Supercritical-fluid synthesis of FeF₂ and CoF₂ Li-ion conversion materials

The synthesis of the Li-ion conversion candidates, FeF₂ and CoF₂, obtained from the single source organometallic precursors [Fe(tta)₃] (tta = C₈H₄F₃O ₂S), and [Co(hfac)₂·2H₂O] (hfac = C ₅H₁F₆O₂), respectively, via a novel supercritical fluid (SCF) method is presented. The nature of the synthesis led to highly-crystalline FeF₂ and CoF₂ powders requiring no additional thermal treatment. The as-obtained powders were investigated for use as potential positive Li-ion conversion electrodes by means of chronopotentiometric measurements.

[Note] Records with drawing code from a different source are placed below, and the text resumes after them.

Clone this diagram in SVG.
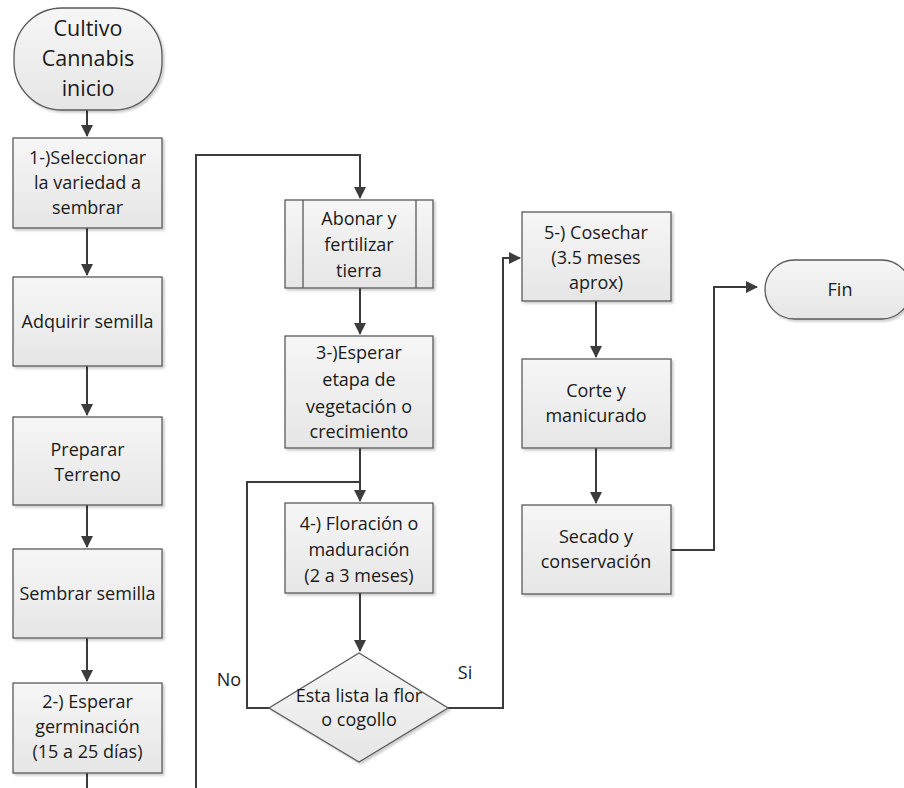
<svg xmlns="http://www.w3.org/2000/svg" width="904" height="788" viewBox="0 0 904 788">
<style>
.box{fill:url(#g);stroke:#5a5a5a;stroke-width:1.3}
.t{font-family:"Open Sans","Liberation Sans",sans-serif;font-size:18px;fill:#1a1a1a;text-anchor:middle}
.big{font-size:21.5px}
.c{fill:none;stroke:#3c3c3c;stroke-width:2}
</style>
<defs>
<linearGradient id="g" x1="0" y1="0" x2="0" y2="1"><stop offset="0" stop-color="#f6f6f6"/><stop offset="1" stop-color="#e6e6e6"/></linearGradient>
<marker id="a" markerWidth="12" markerHeight="12" refX="11" refY="6" orient="auto" markerUnits="userSpaceOnUse"><path d="M0,0 L12,6 L0,12 z" fill="#3c3c3c"/></marker>
<filter id="s" x="-10%" y="-10%" width="130%" height="130%"><feDropShadow dx="2" dy="2" stdDeviation="1" flood-color="#000" flood-opacity="0.2"/></filter>
</defs>

<g id="connectors">
<path class="c" d="M87,110 V136" marker-end="url(#a)"/>
<path class="c" d="M87,228 V275" marker-end="url(#a)"/>
<path class="c" d="M87,366 V415" marker-end="url(#a)"/>
<path class="c" d="M87,505 V547" marker-end="url(#a)"/>
<path class="c" d="M87,638 V681" marker-end="url(#a)"/>
<path class="c" d="M87,773 V788"/>
<path class="c" d="M196,788 V155 H360 V198" marker-end="url(#a)"/>
<path class="c" d="M360,288 V334" marker-end="url(#a)"/>
<path class="c" d="M360,448 V501" marker-end="url(#a)"/>
<path class="c" d="M360,593 V651" marker-end="url(#a)"/>
<path class="c" d="M269,708 H247 V482 H360"/>
<path class="c" d="M448,708 H503 V258 H520" marker-end="url(#a)"/>
<path class="c" d="M596,301 V357" marker-end="url(#a)"/>
<path class="c" d="M596,448 V503" marker-end="url(#a)"/>
<path class="c" d="M671,550 H714 V287 H757" marker-end="url(#a)"/>
<text class="t" x="229" y="686">No</text>
<text class="t" x="465" y="679">Si</text>
</g>

<g id="inicio">
<rect class="box" x="14" y="8" width="148" height="102" rx="48" filter="url(#s)"/>
<text class="t big" x="88" y="36">Cultivo</text>
<text class="t big" x="88" y="66">Cannabis</text>
<text class="t big" x="88" y="96">inicio</text>
</g>

<g id="n1">
<rect class="box" x="13" y="138" width="149" height="90" filter="url(#s)"/>
<text class="t" x="87.5" y="164">1-)Seleccionar</text>
<text class="t" x="87.5" y="189">la variedad a</text>
<text class="t" x="87.5" y="214">sembrar</text>
</g>

<g id="n2">
<rect class="box" x="13" y="277" width="149" height="89" filter="url(#s)"/>
<text class="t" x="87.5" y="328">Adquirir semilla</text>
</g>

<g id="n3">
<rect class="box" x="13" y="417" width="149" height="88" filter="url(#s)"/>
<text class="t" x="87.5" y="456">Preparar</text>
<text class="t" x="87.5" y="481">Terreno</text>
</g>

<g id="n4">
<rect class="box" x="13" y="549" width="149" height="89" filter="url(#s)"/>
<text class="t" x="87.5" y="600">Sembrar semilla</text>
</g>

<g id="n5">
<rect class="box" x="13" y="683" width="149" height="90" filter="url(#s)"/>
<text class="t" x="87.5" y="708">2-) Esperar</text>
<text class="t" x="87.5" y="733">germinación</text>
<text class="t" x="87.5" y="758">(15 a 25 días)</text>
</g>

<g id="abonar">
<rect class="box" x="285" y="200" width="148" height="88" filter="url(#s)"/>
<line x1="303" y1="200" x2="303" y2="288" stroke="#5a5a5a" stroke-width="1.3"/>
<line x1="416" y1="200" x2="416" y2="288" stroke="#5a5a5a" stroke-width="1.3"/>
<text class="t" x="359" y="225">Abonar y</text>
<text class="t" x="359" y="251">fertilizar</text>
<text class="t" x="359" y="277">tierra</text>
</g>

<g id="n6">
<rect class="box" x="285" y="336" width="148" height="112" filter="url(#s)"/>
<text class="t" x="359" y="359">3-)Esperar</text>
<text class="t" x="359" y="386">etapa de</text>
<text class="t" x="359" y="413">vegetación o</text>
<text class="t" x="359" y="438">crecimiento</text>
</g>

<g id="n7">
<rect class="box" x="285" y="503" width="148" height="90" filter="url(#s)"/>
<text class="t" x="359" y="530">4-) Floración o</text>
<text class="t" x="359" y="556">maduración</text>
<text class="t" x="359" y="582">(2 a 3 meses)</text>
</g>

<g id="decision">
<polygon class="box" points="359,653 448,708 359,762 269,708" filter="url(#s)"/>
<text class="t" x="359" y="702">Esta lista la flor</text>
<text class="t" x="359" y="726">o cogollo</text>
</g>

<g id="n8">
<rect class="box" x="522" y="212" width="149" height="89" filter="url(#s)"/>
<text class="t" x="596" y="239">5-) Cosechar</text>
<text class="t" x="596" y="264">(3.5 meses</text>
<text class="t" x="596" y="289">aprox)</text>
</g>

<g id="n9">
<rect class="box" x="522" y="359" width="149" height="89" filter="url(#s)"/>
<text class="t" x="596" y="397">Corte y</text>
<text class="t" x="596" y="422">manicurado</text>
</g>

<g id="n10">
<rect class="box" x="522" y="505" width="149" height="89" filter="url(#s)"/>
<text class="t" x="596" y="543">Secado y</text>
<text class="t" x="596" y="568">conservación</text>
</g>

<g id="fin">
<rect class="box" x="765" y="260" width="146" height="59" rx="29.5" filter="url(#s)"/>
<text class="t" x="840" y="296">Fin</text>
</g>
</svg>
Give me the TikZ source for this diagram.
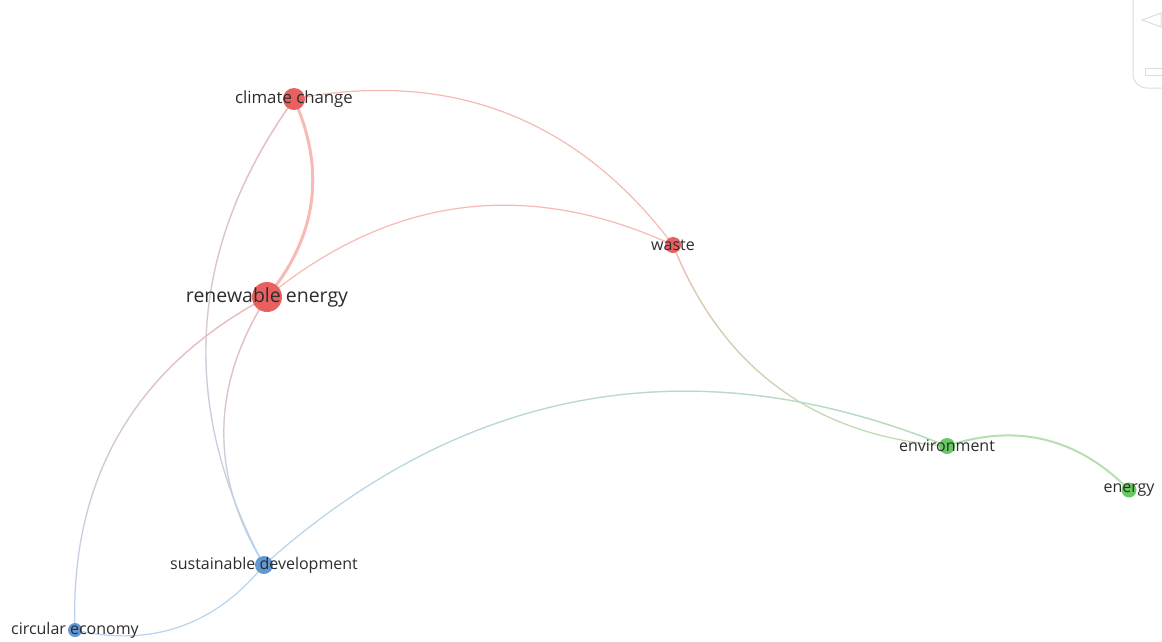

The FeF₂ cells displayed high initial capacities following electrochemical conversion (up to ∼1100 mA h g^-1 at a potential of 1.0 V vs. Li/Li⁺), with appreciable cyclic behaviour over 25 discharge-charge cycles. The deposition of a ∼5 nm layer of amorphous carbon onto the surface of the active material following SCF treatment, likely facilitated adequate electron transport through an otherwise poorly conducting FeF₂ phase. Similarly, CoF₂ cells displayed high initial capacities (up to ∼650 mA h g^-1 at a potential of 1.2 V vs. Li/Li⁺), although significant capacity fading ensued in the subsequent cycles. Ex situ XRD measurements confirmed a poor reversibility in the conversion sequence for CoF₂, with a complete loss of CoF₂ crystallinity and the sole presence of a crystalline LiF phase following charging.